When I say slightly modified, I really mean slightly. The main alteration is the substitution of half the fat for oil. When you use only butter in a cake, it runs the risk of drying out the baked good. It doesn’t seem especially intuitive if you don’t bake much, but all-butter cakes can actually lean towards the drier side. Consider how moist and fluffy a cake made from a boxed mix is. What’s the biggest difference between an all-butter recipe and the box? Oil. Oil provides a lot of moisture in baking whereas butter provides flavor. This recipe has both so we get the best of both worlds.

The only other alteration is regarding what kind of flour you wish to use, which I have noted in the Ingredients section below.

Regarding yields, this recipe can be easily halved or doubled depending on your project. For example, I do a half batch of this recipe to achieve 1 dozen cupcakes.


Forgive the poor camera work in this post. These pictures were from the first night I tried this recipe, and I'll probably always be a little nostalgic for how happy I was that something finally worked.




  • two 8″ rounds, OR
  • a maximum of 32 cupcakes


  • 4 cups (480g) Cake Flour*
  • 2 tsp Baking Powder
  • 1 1/2 tsp Baking Soda
  • 1 tsp Salt
  • 1/2 cup (1 stick) Unsalted Butter, at room temperature
  • 1/2 cup Vegetable Oil
  • 2 cups (400g) Granulated Sugar
  • 2 tsp Vanilla Extract
  • 4 Large Eggs, at room temperature
  • 2 cups (475ml) Buttermilk, well shaken, at room temperature
*Cake Flour is quite expensive compared to All Purpose Flour, at least at grocery store prices. Make your own Cake Flour! For every cup of All Purpose Flour, replace 2 tablespoons with the same amount of Corn Starch. If you weigh rather than measure, 15g Corn Starch + 105g AP Flour = 1 cup Cake Flour.

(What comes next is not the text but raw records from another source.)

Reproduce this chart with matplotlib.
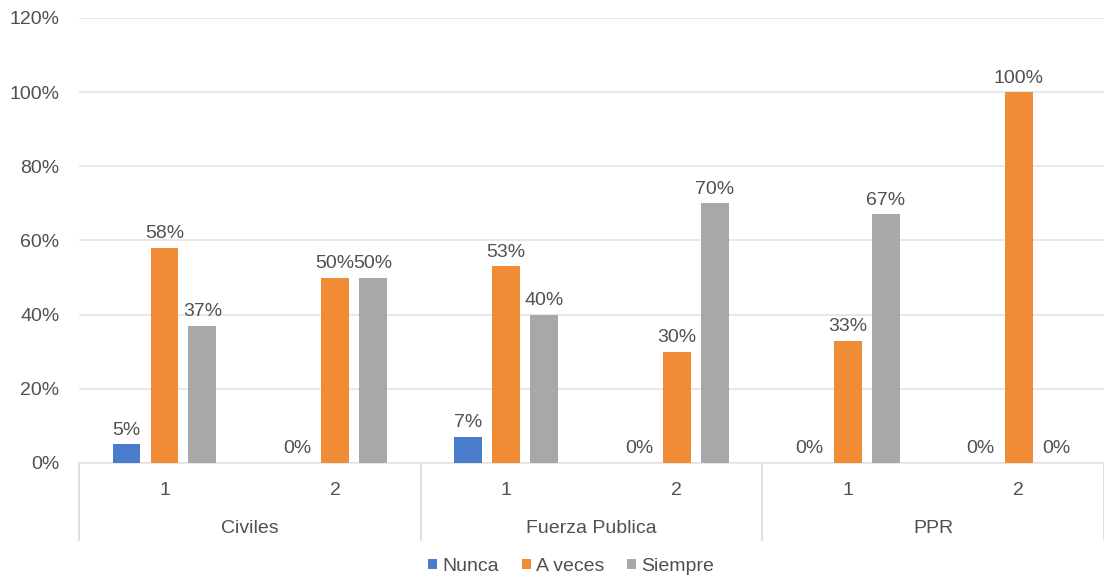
import numpy as np
import matplotlib
matplotlib.use('Agg')
import matplotlib.pyplot as plt
from matplotlib.transforms import blended_transform_factory

plt.rcParams['font.family'] = ['Liberation Sans', 'DejaVu Sans']

groups = ['Civiles', 'Fuerza Publica', 'PPR']
subcats = ['1', '2', '1', '2', '1', '2']
series = ['Nunca', 'A veces', 'Siempre']
nunca = [5, 0, 7, 0, 0, 0]
a_veces = [58, 50, 53, 30, 33, 100]
siempre = [37, 50, 40, 70, 67, 0]
colors = ['#4A7CCB', '#F08C35', '#A8A8A8']

txt = '#505050'
fig = plt.figure(figsize=(11.04, 5.78), dpi=100)
ax = fig.add_axes([0.0716, 0.199, 0.9284, 0.77])

x = np.arange(len(subcats))
width = 0.163
step = 0.222
for i, (name, vals, c) in enumerate(zip(series, [nunca, a_veces, siempre], colors)):
    pos = x + (i - 1) * step
    ax.bar(pos, vals, width, color=c, label=name, zorder=3)
    for p, v in zip(pos, vals):
        ax.text(p, v + 1.5, '%d%%' % v, ha='center', va='bottom',
                fontsize=14, color=txt)

ax.set_xlim(-0.5, len(subcats) - 0.5)
ax.set_ylim(0, 120)
ax.set_yticks(range(0, 121, 20))
ax.set_yticklabels(['%d%%' % t for t in range(0, 121, 20)])
ax.yaxis.grid(True, color='#E4E4E4', linewidth=1.2, zorder=0)
ax.tick_params(axis='y', length=0, labelsize=14, labelcolor=txt, pad=14)
ax.set_xticks([])
for s in ['top', 'right', 'left']:
    ax.spines[s].set_visible(False)
ax.spines['bottom'].set_color('#E4E4E4')
ax.spines['bottom'].set_linewidth(1.2)

# two-level category axis
tr = blended_transform_factory(ax.transData, ax.transAxes)
for xi, lab in zip(x, subcats):
    ax.text(xi, -0.062, lab, transform=tr, ha='center', va='center',
            fontsize=14, color=txt)
for gi, g in enumerate(groups):
    ax.text(2 * gi + 0.5, -0.148, g, transform=tr, ha='center', va='center',
            fontsize=14, color=txt)
for b in [-0.5, 1.5, 3.5, 5.5]:
    ax.plot([b, b], [0, -0.173], transform=tr, color='#DADADA',
            linewidth=1.2, clip_on=False)

ax.legend(loc='center', bbox_to_anchor=(0.48, -0.232), ncol=3,
          frameon=False, fontsize=14, labelcolor=txt, handlelength=0.45,
          handleheight=0.45, handletextpad=0.25, columnspacing=1.2,
          borderpad=0)

fig.savefig('out.png', dpi=100, facecolor='white')
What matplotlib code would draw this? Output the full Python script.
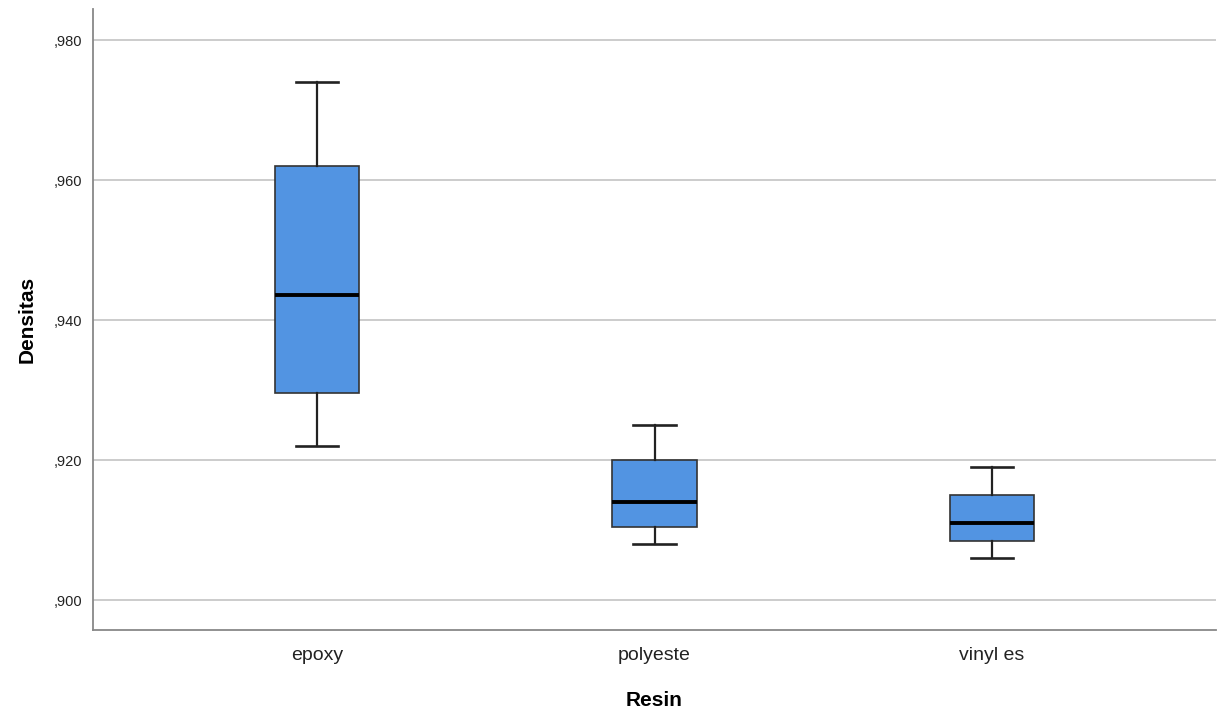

  1. Preheat your oven to 325°F if baking cakes. Preheat your oven to 350°F if baking cupcakes. Grease and flour your cake pans. Ensure that your Eggs, Butter, and Buttermilk are out and warming up to room temperature.
  2. Sift Cake Flour (or All Purpose Flour + Corn Starch), Baking Powder, Baking Soda, and Salt into a bowl to remove any lumps. Whisk to evenly distribute ingredients throughout the flour mixture.
  3. Using a stand mixer or hand mixer, cream Butter and Sugar at medium speed until the mixture is pale in color and fluffy. Scrape down bowl.
  4. Add the Vanilla Extract and one Egg. Mix until well combined and scrape down bowl. Continue adding Eggs one at at time, scraping down the bowl between each addition.
  5. Add the Oil and mix until well combined. Scrape down bowl.
  6. With mixer at a slow speed, gradually pour in the Buttermilk and mix until just combined. (Deb points out that the mixture will look curdled at this point. Sometimes it does, sometimes it doesn’t, either way don’t worry about it. I believe it has happened most when I use all butter and no oil.)
  7. Add the Flour mixture in two additions, mixing only until just combined and scraping down the bowl after each addition. If there is flour showing after the final mix, gently fold it into the batter by spatula.
  8. Divide batter between your cake pans / cupcake liners and bake. Cakes, regardless of time, are done when a toothpick comes out clean with no batter and minimal crumbs, and the center of the cake is firm and springs back when touched.
    • Approximately 18-20 minutes for cupcakes.
    • Approximately 60-65 minutes for 8″ round cakes.
  9. Cool cakes in their pans for at least 10 minutes before attempting to remove. Cool cake on rack until completely cool, approximately 1 hour. Cupcakes may be removed from cupcake tins after only a few minutes, and will not take nearly as long to cool.